Si on veut tout expliquer on est dans un processus de protection trop élevé et voilà, il faut un lâcher prise, mais aussi se faire confiance. Un film c’est une combinaison magique d’images et peut-être que ça va dire une vérité plus profonde.

GS

C’est intéressant parce que ça m'évoque ce qui nous est cher, c'est à dire l'inconscient, ce qui se passe à l'insu de votre plein gré, cette espèce de savoir qu'on ne sait pas qu’on sait et qui vous anime quand même et qui fait que, d'une certaine façon, vous avez le sentiment d'être agi par le film. Mais en fait, ça dit quelque chose d'une vérité cachée, inconsciente, et fondamentalement d'un désir.

MCC

Merci beaucoup pour votre témoignage qui m'évoque des phrases de Lacan, qui dit « il n'y a que l'angoisse qui ne trompe pas » et « on ne peut aborder le réel qu'avec des fictions ». Je trouve que vous témoignez de ça, vous allez vers quelque chose que vous ne savez pas exactement et c'est éprouvant. Et ça produit quelque chose qui va  parler de ce qui est votre fil à vous, votre folie, votre angoisse par rapport à un réel. Et il faut suivre ce fil. Merci beaucoup de témoigner de ça qui rencontre la psychanalyse en effet.

 

QUESTION de la salle

Y-a-t-il  une volonté de faire passer un message  dans vos films ?

UG

Personnellement, je n’aime pas les films avec des messages. Je ne voulais pas donner des réponses mais poser des questions. Il y a juste le désir de construire quelque chose à partir de ce que je vois, peut-être le réel, la complexité des personnages et des relations entre les différentes couches de la société, et  se questionner sur ses propres jugements.

KB

Moi non plus je n’aime pas les messages du tout parce que je trouve que c'est donneur de leçons et se mettre au-dessus du spectateur dans une relation de pouvoir. Je veux peut-être témoigner d'une expérience personnelle,  dire ce que j'ai pu comprendre ou toucher du doigt. Le cinéma est aussi un espace de construction de liberté ou d'idéal.  Donc voilà, dans ce sens-là, ça va avec mon cheminement, mon développement personnel. Sur la question du réel, je dirais que pour moi, le réel, c'est les phénomènes extérieurs et intérieurs qui nous atteignent qui nous touchent, qui viennent nous impacter.

GS

C'est intéressant ça, puisque Lacan dit « le réel, c'est ce contre quoi on se cogne ».  « Ce qui vient nous impacter » vous dites ça à votre manière, mais c'est ça, une espèce de rencontre comme ça, tout d'un coup ça vous saute à la gueule.

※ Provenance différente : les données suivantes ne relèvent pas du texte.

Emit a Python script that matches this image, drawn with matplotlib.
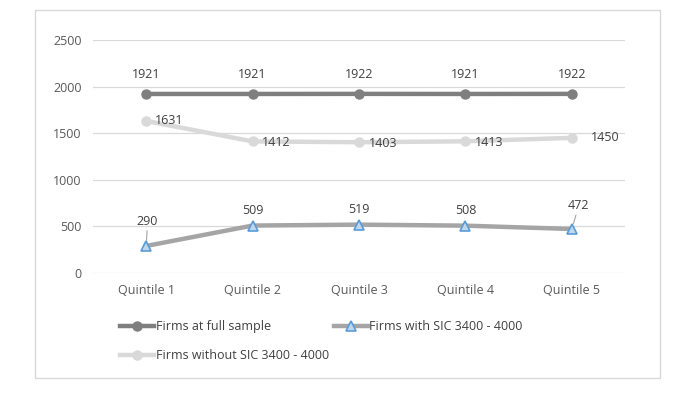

QUESTION de la salle sur la difficulté à filmer la mort.

KB

La mort est un sujet qui m'obsède vraiment depuis très longtemps. Montrer la mort en face sans être morbide, sans être dans la fascination. C’est plutôt traduire ce que moi j'interprète du rapport de l'islam à la mort qui est d'intégrer la mort dans la vie. La culture catholique de ma mère a un rapport très influencé par la culture portugaise qui a un rapport à la mort très pesant. Et du côté de l'islam, il n’y a pas ça et c'est ça que j'ai voulu transmettre. Je n’ai pas eu peur du tout de l'aborder à la fois de façon frontale et de façon plus spirituelle. C’est très beau ce passage du monde des vivants au monde des morts et le passeur c’est qui veut.

QUESTION de la salle

A quel moment sentez-vous que c'est fini et que c'est comme que ça doit être ?

KB

En fait, on se pose tout le temps la question de quand finir, à tous les stades, écriture, tournage, montage. Pour moi, le plus douloureux, c'est le montage. Le montage est encore un potentiel  et au fur et à mesure qu'on avance dans le montage, le film se fixe de façon définitive. Il meurt. Le film meurt pour moi. Il naît pour les autres, mais pour moi, il meurt. La fin du montage a été douloureuse.

UG

Je suis monteuse. Et donc le montages c'était vraiment là où je me sentais la plus sûre ? Et je savais en fait qu'il y avait un bon film dedans et j’en voyais toutes les possibilités. C'était assez rassurant et deux semaines de plus ne coutent pas plus cher. Donc je n’avais pas peur de cette fin-là. Mais le tournage c'était traumatique parce que là, si t'as mal tourné, en fait ton scénario, tu le jettes à la poubelle.

DF

Le mot de la fin ?

GS

Je voulais à nouveau citer Isabelle Huppert qui disait que le cinéma était une voie royale pour explorer la subjectivité. Vous en avez très bien parlé. Et elle faisait remarquer que le cinéma était né à peu près en même temps que la psychanalyse et ce n'était pas tout à fait un hasard. Voilà ce que je vous proposerai pour la fin, la fin de la séance.